## [Required task]
Please retype the data in full and exactly; the pictures are not part of the copy.

## [Data]
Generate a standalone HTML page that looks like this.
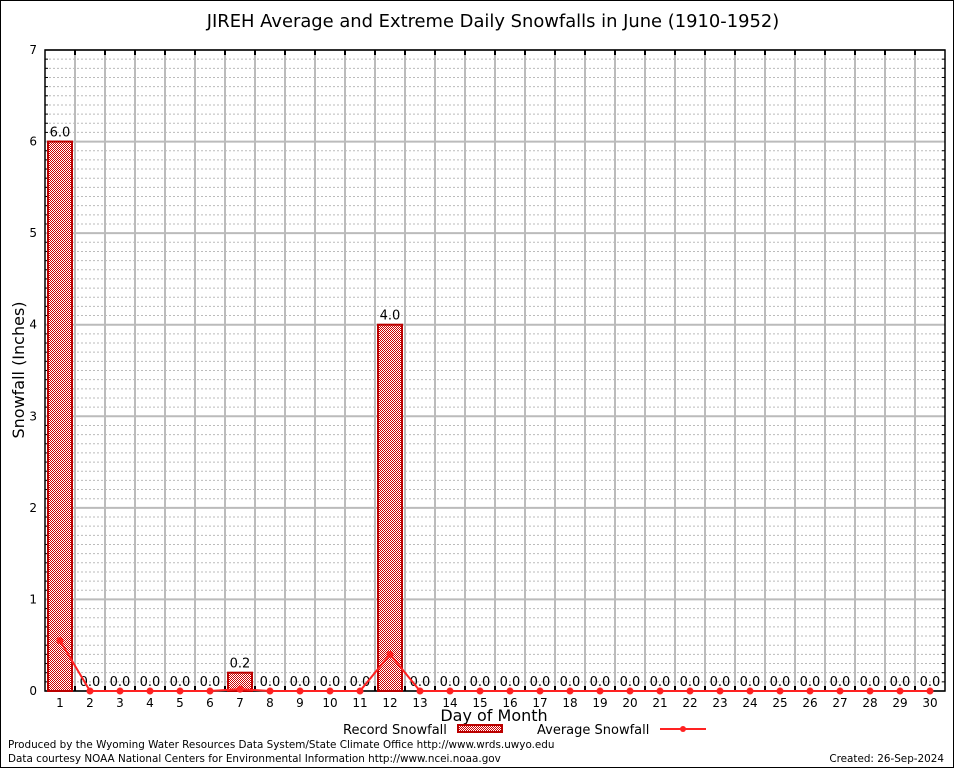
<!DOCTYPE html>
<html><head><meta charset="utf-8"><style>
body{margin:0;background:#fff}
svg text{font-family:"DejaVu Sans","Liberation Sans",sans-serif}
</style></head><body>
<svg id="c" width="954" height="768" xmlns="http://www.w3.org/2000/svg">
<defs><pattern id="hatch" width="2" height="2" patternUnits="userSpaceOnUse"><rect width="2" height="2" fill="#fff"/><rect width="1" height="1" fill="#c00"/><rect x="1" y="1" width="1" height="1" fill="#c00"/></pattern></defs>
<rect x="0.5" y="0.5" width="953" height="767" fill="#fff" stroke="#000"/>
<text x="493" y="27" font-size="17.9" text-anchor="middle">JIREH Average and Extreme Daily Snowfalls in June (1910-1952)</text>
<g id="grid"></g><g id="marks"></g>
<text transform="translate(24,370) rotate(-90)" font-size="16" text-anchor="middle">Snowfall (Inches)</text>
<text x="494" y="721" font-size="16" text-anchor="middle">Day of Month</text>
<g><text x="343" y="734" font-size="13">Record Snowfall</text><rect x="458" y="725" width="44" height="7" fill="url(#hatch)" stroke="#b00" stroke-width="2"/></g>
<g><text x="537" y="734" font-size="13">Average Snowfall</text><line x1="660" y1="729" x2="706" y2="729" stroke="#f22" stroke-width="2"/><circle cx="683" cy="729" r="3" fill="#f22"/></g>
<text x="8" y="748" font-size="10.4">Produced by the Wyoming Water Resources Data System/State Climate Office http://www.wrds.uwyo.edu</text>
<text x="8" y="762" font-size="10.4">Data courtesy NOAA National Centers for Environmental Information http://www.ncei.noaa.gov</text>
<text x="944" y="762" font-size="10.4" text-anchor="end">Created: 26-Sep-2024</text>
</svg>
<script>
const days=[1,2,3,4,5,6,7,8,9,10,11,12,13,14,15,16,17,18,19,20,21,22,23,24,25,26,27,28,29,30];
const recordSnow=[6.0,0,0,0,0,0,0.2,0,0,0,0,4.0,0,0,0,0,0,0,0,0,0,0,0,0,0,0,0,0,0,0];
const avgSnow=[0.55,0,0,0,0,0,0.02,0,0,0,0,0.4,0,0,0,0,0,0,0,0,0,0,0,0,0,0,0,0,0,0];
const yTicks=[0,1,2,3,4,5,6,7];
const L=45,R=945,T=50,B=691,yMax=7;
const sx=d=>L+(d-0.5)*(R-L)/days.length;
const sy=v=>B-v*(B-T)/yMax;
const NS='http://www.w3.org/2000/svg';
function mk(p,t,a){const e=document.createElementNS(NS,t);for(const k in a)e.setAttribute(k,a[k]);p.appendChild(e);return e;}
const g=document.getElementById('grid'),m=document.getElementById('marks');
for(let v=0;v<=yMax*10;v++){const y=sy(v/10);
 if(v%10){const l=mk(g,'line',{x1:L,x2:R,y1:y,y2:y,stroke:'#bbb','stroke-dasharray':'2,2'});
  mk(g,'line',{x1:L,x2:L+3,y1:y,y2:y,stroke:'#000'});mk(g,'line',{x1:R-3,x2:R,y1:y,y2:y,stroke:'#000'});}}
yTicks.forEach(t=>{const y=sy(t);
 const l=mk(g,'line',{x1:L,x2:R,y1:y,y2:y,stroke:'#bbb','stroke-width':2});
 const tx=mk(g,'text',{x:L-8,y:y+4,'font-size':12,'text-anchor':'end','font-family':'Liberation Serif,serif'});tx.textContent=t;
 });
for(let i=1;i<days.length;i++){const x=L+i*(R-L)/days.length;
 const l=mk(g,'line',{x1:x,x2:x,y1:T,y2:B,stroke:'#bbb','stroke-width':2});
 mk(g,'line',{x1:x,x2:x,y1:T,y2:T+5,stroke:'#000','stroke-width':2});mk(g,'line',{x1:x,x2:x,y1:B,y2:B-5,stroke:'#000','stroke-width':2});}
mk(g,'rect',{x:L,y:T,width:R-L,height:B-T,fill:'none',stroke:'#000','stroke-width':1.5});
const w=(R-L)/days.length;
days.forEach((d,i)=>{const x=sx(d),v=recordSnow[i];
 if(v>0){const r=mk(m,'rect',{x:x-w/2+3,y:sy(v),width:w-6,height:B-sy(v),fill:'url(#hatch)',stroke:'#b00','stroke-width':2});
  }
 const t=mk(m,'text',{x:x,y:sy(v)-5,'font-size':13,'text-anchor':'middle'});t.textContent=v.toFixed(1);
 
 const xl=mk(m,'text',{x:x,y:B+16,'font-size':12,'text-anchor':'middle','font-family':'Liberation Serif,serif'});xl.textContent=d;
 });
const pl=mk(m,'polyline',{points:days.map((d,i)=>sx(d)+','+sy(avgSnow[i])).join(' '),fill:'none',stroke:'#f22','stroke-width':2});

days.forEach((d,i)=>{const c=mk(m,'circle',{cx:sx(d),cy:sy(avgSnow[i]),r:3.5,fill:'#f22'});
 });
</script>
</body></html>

## [Final result]
Generate a standalone HTML page that looks like this.
<!DOCTYPE html>
<html><head><meta charset="utf-8"><style>
body{margin:0;background:#fff}
svg text{font-family:"DejaVu Sans","Liberation Sans",sans-serif}
</style></head><body>
<svg id="c" width="954" height="768" xmlns="http://www.w3.org/2000/svg">
<defs><pattern id="hatch" width="2" height="2" patternUnits="userSpaceOnUse"><rect width="2" height="2" fill="#fff"/><rect width="1" height="1" fill="#c00"/><rect x="1" y="1" width="1" height="1" fill="#c00"/></pattern></defs>
<rect x="0.5" y="0.5" width="953" height="767" fill="#fff" stroke="#000"/>
<text x="493" y="27" font-size="17.9" text-anchor="middle">JIREH Average and Extreme Daily Snowfalls in June (1910-1952)</text>
<g id="grid"></g><g id="marks"></g>
<text transform="translate(24,370) rotate(-90)" font-size="16" text-anchor="middle">Snowfall (Inches)</text>
<text x="494" y="721" font-size="16" text-anchor="middle">Day of Month</text>
<g><text x="343" y="734" font-size="13">Record Snowfall</text><rect x="458" y="725" width="44" height="7" fill="url(#hatch)" stroke="#b00" stroke-width="2"/></g>
<g><text x="537" y="734" font-size="13">Average Snowfall</text><line x1="660" y1="729" x2="706" y2="729" stroke="#f22" stroke-width="2"/><circle cx="683" cy="729" r="3" fill="#f22"/></g>
<text x="8" y="748" font-size="10.4">Produced by the Wyoming Water Resources Data System/State Climate Office http://www.wrds.uwyo.edu</text>
<text x="8" y="762" font-size="10.4">Data courtesy NOAA National Centers for Environmental Information http://www.ncei.noaa.gov</text>
<text x="944" y="762" font-size="10.4" text-anchor="end">Created: 26-Sep-2024</text>
</svg>
<script>
const days=[1,2,3,4,5,6,7,8,9,10,11,12,13,14,15,16,17,18,19,20,21,22,23,24,25,26,27,28,29,30];
const recordSnow=[6.0,0,0,0,0,0,0.2,0,0,0,0,4.0,0,0,0,0,0,0,0,0,0,0,0,0,0,0,0,0,0,0];
const avgSnow=[0.55,0,0,0,0,0,0.02,0,0,0,0,0.4,0,0,0,0,0,0,0,0,0,0,0,0,0,0,0,0,0,0];
const yTicks=[0,1,2,3,4,5,6,7];
const L=45,R=945,T=50,B=691,yMax=7;
const sx=d=>L+(d-0.5)*(R-L)/days.length;
const sy=v=>B-v*(B-T)/yMax;
const NS='http://www.w3.org/2000/svg';
function mk(p,t,a){const e=document.createElementNS(NS,t);for(const k in a)e.setAttribute(k,a[k]);p.appendChild(e);return e;}
const g=document.getElementById('grid'),m=document.getElementById('marks');
for(let v=0;v<=yMax*10;v++){const y=sy(v/10);
 if(v%10){const l=mk(g,'line',{x1:L,x2:R,y1:y,y2:y,stroke:'#bbb','stroke-dasharray':'2,2'});
  mk(g,'line',{x1:L,x2:L+3,y1:y,y2:y,stroke:'#000'});mk(g,'line',{x1:R-3,x2:R,y1:y,y2:y,stroke:'#000'});}}
yTicks.forEach(t=>{const y=sy(t);
 const l=mk(g,'line',{x1:L,x2:R,y1:y,y2:y,stroke:'#bbb','stroke-width':2});
 const tx=mk(g,'text',{x:L-8,y:y+4,'font-size':12,'text-anchor':'end','font-family':'Liberation Serif,serif'});tx.textContent=t;
 });
for(let i=1;i<days.length;i++){const x=L+i*(R-L)/days.length;
 const l=mk(g,'line',{x1:x,x2:x,y1:T,y2:B,stroke:'#bbb','stroke-width':2});
 mk(g,'line',{x1:x,x2:x,y1:T,y2:T+5,stroke:'#000','stroke-width':2});mk(g,'line',{x1:x,x2:x,y1:B,y2:B-5,stroke:'#000','stroke-width':2});}
mk(g,'rect',{x:L,y:T,width:R-L,height:B-T,fill:'none',stroke:'#000','stroke-width':1.5});
const w=(R-L)/days.length;
days.forEach((d,i)=>{const x=sx(d),v=recordSnow[i];
 if(v>0){const r=mk(m,'rect',{x:x-w/2+3,y:sy(v),width:w-6,height:B-sy(v),fill:'url(#hatch)',stroke:'#b00','stroke-width':2});
  }
 const t=mk(m,'text',{x:x,y:sy(v)-5,'font-size':13,'text-anchor':'middle'});t.textContent=v.toFixed(1);
 
 const xl=mk(m,'text',{x:x,y:B+16,'font-size':12,'text-anchor':'middle','font-family':'Liberation Serif,serif'});xl.textContent=d;
 });
const pl=mk(m,'polyline',{points:days.map((d,i)=>sx(d)+','+sy(avgSnow[i])).join(' '),fill:'none',stroke:'#f22','stroke-width':2});

days.forEach((d,i)=>{const c=mk(m,'circle',{cx:sx(d),cy:sy(avgSnow[i]),r:3.5,fill:'#f22'});
 });
</script>
</body></html>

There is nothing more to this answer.